7. Preventing the Problem Entirely
The best approach to asking for money back is not needing to ask at all. Here is how:
- Split in real time. Use Jig at the restaurant, at the store, at the hotel checkout. Scan the receipt immediately, share the split, and everyone settles up on the spot. No IOUs, no follow-ups.
- Establish a group norm. If your friend group dines out regularly, agree on a standard approach: “whoever pays scans the receipt with Jig and shares the split.” Once it becomes routine, there is zero awkwardness.
- Take turns paying. For groups that eat together frequently, rotating who covers the bill eliminates the need for per-meal splitting. It evens out over time, as long as orders are in a similar range.
- Use payment apps preemptively. If a friend is about to pay for something, say “I will Venmo you my share right now.” Being the one to pay first sets the tone for the whole group.
8. When to Let It Go
Sometimes, despite your best efforts, someone does not pay. Maybe they are going through a hard time financially. Maybe they are genuinely forgetful. Maybe they are just not great with money.
Only you can decide when the amount is small enough to write off. A good rule of thumb: if the amount is less than what you would spend on a nice meal, consider whether the friendship is worth more than the money.
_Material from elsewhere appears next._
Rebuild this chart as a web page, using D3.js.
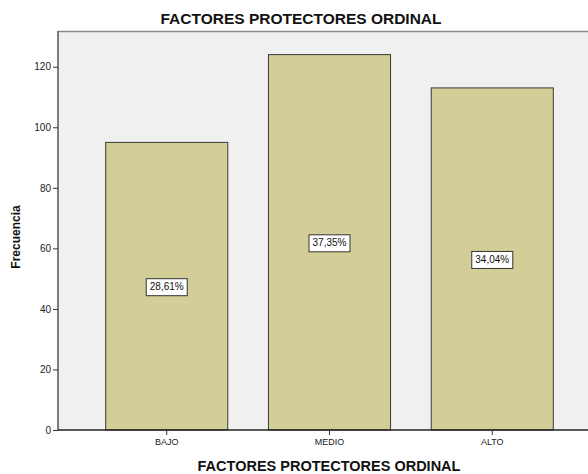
<!DOCTYPE html>
<html><head><meta charset="utf-8">
<script src="https://cdn.jsdelivr.net/npm/d3@7"></script>
<style>body{margin:0;background:#fff;}svg{display:block;font-family:Arial,"Liberation Sans",sans-serif;}</style>
</head><body>
<script>
const categories = ["BAJO", "MEDIO", "ALTO"];
const counts = [95, 124, 113];
const percentLabels = ["28,61%", "37,35%", "34,04%"];
const yTicks = [0, 20, 40, 60, 80, 100, 120];
const titleText = "FACTORES PROTECTORES ORDINAL";
const xTitleText = "FACTORES PROTECTORES ORDINAL";
const yTitleText = "Frecuencia";

(function () {
const W = 588, H = 474;
const pLeft = 58, pTop = 31, pBottom = 430, rightRange = 601;
const svg = d3.select("body").append("svg").attr("width", W).attr("height", H);

const x = d3.scaleBand().domain(categories).range([pLeft, rightRange]).paddingInner(0.25).paddingOuter(0.293);
const y = d3.scaleLinear().domain([0, 131.8]).range([pBottom, pTop]);

// plot background
svg.append("rect").attr("x", pLeft).attr("y", pTop).attr("width", W - pLeft).attr("height", pBottom - pTop)
  .attr("fill", "#f0f0f0");
svg.append("line").attr("x1", pLeft).attr("x2", W).attr("y1", pTop + 0.5).attr("y2", pTop + 0.5)
  .attr("stroke", "#8a8a8a").attr("stroke-width", 1.5);

// bars
svg.selectAll("rect.bar").data(categories).enter().append("rect").attr("class", "bar")
  .attr("x", d => x(d)).attr("width", x.bandwidth())
  .attr("y", (d, i) => y(counts[i])).attr("height", (d, i) => y(0) - y(counts[i]))
  .attr("fill", "#d3ce98").attr("stroke", "#3a3a3a").attr("stroke-width", 1);

// y axis
const yAxis = d3.axisLeft(y).tickValues(yTicks).tickSize(5).tickPadding(2).tickFormat(d3.format("d"));
const gy = svg.append("g").attr("transform", `translate(${pLeft},0)`).call(yAxis);
gy.select(".domain").attr("stroke", "#555").attr("stroke-width", 1.5).attr("d", `M0,${pBottom}V${pTop}`);
gy.selectAll(".tick line").attr("stroke", "#333");
gy.selectAll(".tick text").attr("font-size", 10).attr("fill", "#222").attr("font-family", "Arial, Liberation Sans, sans-serif");

// x axis
const xAxis = d3.axisBottom(x).tickSize(5).tickPadding(4);
const gx = svg.append("g").attr("transform", `translate(0,${pBottom})`).call(xAxis);
gx.select(".domain").attr("stroke", "#222").attr("stroke-width", 1.5).attr("d", `M${pLeft},0H${W}`);
gx.selectAll(".tick line").attr("stroke", "#333");
gx.selectAll(".tick text").attr("font-size", 9).attr("fill", "#222").attr("font-family", "Arial, Liberation Sans, sans-serif");

// percent labels
categories.forEach((c, i) => {
  const cx = x(c) + x.bandwidth() / 2;
  const cy = (y(counts[i]) + y(0)) / 2;
  const g = svg.append("g");
  g.append("rect").attr("x", cx - 20.5).attr("y", cy - 7.5).attr("width", 41).attr("height", 17)
    .attr("fill", "#fff").attr("stroke", "#333").attr("stroke-width", 1);
  g.append("text").attr("x", cx).attr("y", cy + 1).attr("text-anchor", "middle")
    .attr("dominant-baseline", "middle").attr("font-size", 10).attr("fill", "#111").text(percentLabels[i]);
});

// titles
svg.append("text").attr("x", 301).attr("y", 24).attr("text-anchor", "middle")
  .attr("font-size", 15.5).attr("font-weight", "bold").attr("fill", "#111").text(titleText);
svg.append("text").attr("x", 329).attr("y", 471).attr("text-anchor", "middle")
  .attr("font-size", 14.5).attr("font-weight", "bold").attr("fill", "#111").text(xTitleText);
svg.append("text").attr("transform", "translate(20,237) rotate(-90)").attr("text-anchor", "middle")
  .attr("font-size", 12).attr("font-weight", "bold").attr("fill", "#111").text(yTitleText);
})();
</script>
</body></html>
If it is, let it go — but also learn from it. Adjust your behavior going forward: do not front large amounts for that person, split costs in real time, or suggest activities that do not involve shared expenses.
The goal is not to keep a perfect ledger with every friend. It is to have systems in place — like scanning receipts with Jig and settling up immediately — so that the question of “who owes who” rarely comes up at all.